The trauma event exists as a constant in his subconscious, but he has all this other information right there in his conscious mind all day, every day. In dreams, there isn’t a clear delineation between that information.

My dreams are often dependent on whatever I’ve fallen asleep watching on television. The themes are consistent, but not the content.

In Black Sails, Captain Flint’s trauma dreams feature his dead partner and friend following him around his empty ship. You have an element of the trauma (the animated corpse of his friend) + his daily existence (his ship). The two things intersect to form these unsettling nightmares as expressions of his fears and grief. He never once relives the event itself in his dreams as shown on screen.

Speaking of…

3) Trauma dreams often revolve around feelings, not necessarily the events themselves.

The PTSD package generally includes heaps of shame, guilt, anger and fear. As someone who survived a beating when I should have had control of the situation, my dreams tend to revolve around fear that people will know I’m a fraud or being unable to act in a dangerous situation. 

Again, it’s entirely common for trauma victims to not remember large chunks (or the whole thing) of the trauma event. So why should their dreams be stunningly accurate? What we remember are feelings. Real strong feelings.

You cannot go wrong if you write your trauma dream around feelings, not a specific event.

4) If you present trauma dreams as expressions of themes, you can let go of the trauma dream as an exposition dump/way overused suspense trope.

You know you’ve read this: MC has dreams that are a shot-by-shot retelling of Traumatic Event that always cut off right before Traumatic Event, so that the Big Reveal must happen by a discovery later in the novel. 

If I were the MC in a book, the easy and common thing would be to use the “dream sequence” as an expository retelling of Traumatic Event as a way to give some backstory to why I might be surly, mistrustful, afraid to try something new, whatever, and to clumsily shoehorn in suspense where there doesn’t need to be.

The much more interesting thing might be if my dreams were inconsistent in content but consistent in theme.
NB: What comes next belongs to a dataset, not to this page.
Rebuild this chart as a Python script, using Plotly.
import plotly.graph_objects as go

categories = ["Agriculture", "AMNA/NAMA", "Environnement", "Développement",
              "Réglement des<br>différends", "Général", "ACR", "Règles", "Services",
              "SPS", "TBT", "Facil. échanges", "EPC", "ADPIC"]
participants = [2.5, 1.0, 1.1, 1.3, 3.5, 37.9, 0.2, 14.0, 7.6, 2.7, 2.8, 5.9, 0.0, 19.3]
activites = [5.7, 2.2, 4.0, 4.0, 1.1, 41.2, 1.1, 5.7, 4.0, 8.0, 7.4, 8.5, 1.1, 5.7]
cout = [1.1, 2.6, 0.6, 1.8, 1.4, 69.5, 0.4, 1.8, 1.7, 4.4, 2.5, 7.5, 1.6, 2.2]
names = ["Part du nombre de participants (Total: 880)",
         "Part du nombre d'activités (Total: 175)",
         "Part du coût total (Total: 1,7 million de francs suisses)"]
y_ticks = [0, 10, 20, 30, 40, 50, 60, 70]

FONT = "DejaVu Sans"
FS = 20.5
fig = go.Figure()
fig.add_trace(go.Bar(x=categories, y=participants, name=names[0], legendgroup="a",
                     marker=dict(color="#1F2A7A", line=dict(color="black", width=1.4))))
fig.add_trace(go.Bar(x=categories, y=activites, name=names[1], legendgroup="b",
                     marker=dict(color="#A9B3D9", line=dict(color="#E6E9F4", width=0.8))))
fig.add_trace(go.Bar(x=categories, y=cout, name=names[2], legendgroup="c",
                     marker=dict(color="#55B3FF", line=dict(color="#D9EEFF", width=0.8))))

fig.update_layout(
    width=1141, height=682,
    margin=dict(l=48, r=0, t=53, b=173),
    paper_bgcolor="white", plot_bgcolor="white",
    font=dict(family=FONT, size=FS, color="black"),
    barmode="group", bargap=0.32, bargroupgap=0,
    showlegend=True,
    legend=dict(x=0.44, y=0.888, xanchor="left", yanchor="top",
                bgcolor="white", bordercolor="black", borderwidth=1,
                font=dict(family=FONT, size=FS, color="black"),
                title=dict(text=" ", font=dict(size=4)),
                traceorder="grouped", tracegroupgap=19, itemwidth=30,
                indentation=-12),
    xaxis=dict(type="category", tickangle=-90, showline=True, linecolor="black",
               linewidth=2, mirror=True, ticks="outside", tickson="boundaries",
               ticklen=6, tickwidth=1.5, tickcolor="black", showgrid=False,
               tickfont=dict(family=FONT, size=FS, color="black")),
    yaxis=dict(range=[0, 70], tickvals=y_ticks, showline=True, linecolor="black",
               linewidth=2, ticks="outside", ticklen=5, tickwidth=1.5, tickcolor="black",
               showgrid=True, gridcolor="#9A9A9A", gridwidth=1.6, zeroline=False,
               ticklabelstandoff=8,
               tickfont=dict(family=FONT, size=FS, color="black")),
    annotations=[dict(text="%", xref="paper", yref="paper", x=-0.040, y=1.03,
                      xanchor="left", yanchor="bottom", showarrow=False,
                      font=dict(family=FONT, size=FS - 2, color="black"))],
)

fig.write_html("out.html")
In one I’m on an alien planet (because I fell asleep watching the Science Channel again) and the ground opens up and I fall into a pit from which I can’t escape because I am helpless. In another a man is watching me while I sleep where I am again frozen and helpless. This would force the reader to think: what is the recurring issue in these dreams? Why is it important? What is this telling me about this character and what happened to her? 

It could be a personal preference, but I’d rather see the Traumatic Event either told in narrative flashbacks (not dreams) or verbally retold by the character in question. Let the dreams tell me something deeper about the character. It’s not that I was beat up, it’s that I feel like a failure because of it. One of these things is a shallow factual detail, the other tells you something about me as a person that I’m sharing with you, gentle reader, because talking about this stuff is healthy.

5) The Traumatic Event doesn’t have to be a big secret. 

In Black Sails, we know what happened to Captain Flint’s partner. It happened in real time in the show. That didn’t make his uber disturbing dreams less disturbing or mysterious. Fans still debate exactly what the symbolism was and what they were telling us about James Flint in those moments. We do know from the dreams that he was disturbed, obsessed, and also monumentally guilty and blaming himself for what happened. 

The mystery was perhaps more heightened by the fact that the dreams weren’t direct reflections of reality. We know who this person was, what she believed, and why she died. That Flint is imagining her screaming silently in his ear is horrifying and discordant with what we know to be factual. This adds emotional complexity to his character and the decisions he’s making while suffering these dreams. 

^^^this didn’t happen. It was a dream. A real unsettling dream.

Once you let go of the concept of the trauma dream as a literal retelling and exposition dump, you have the entire dreamscape to work in other narrative elements, like symbolism, metaphor, foreshadowing, etc.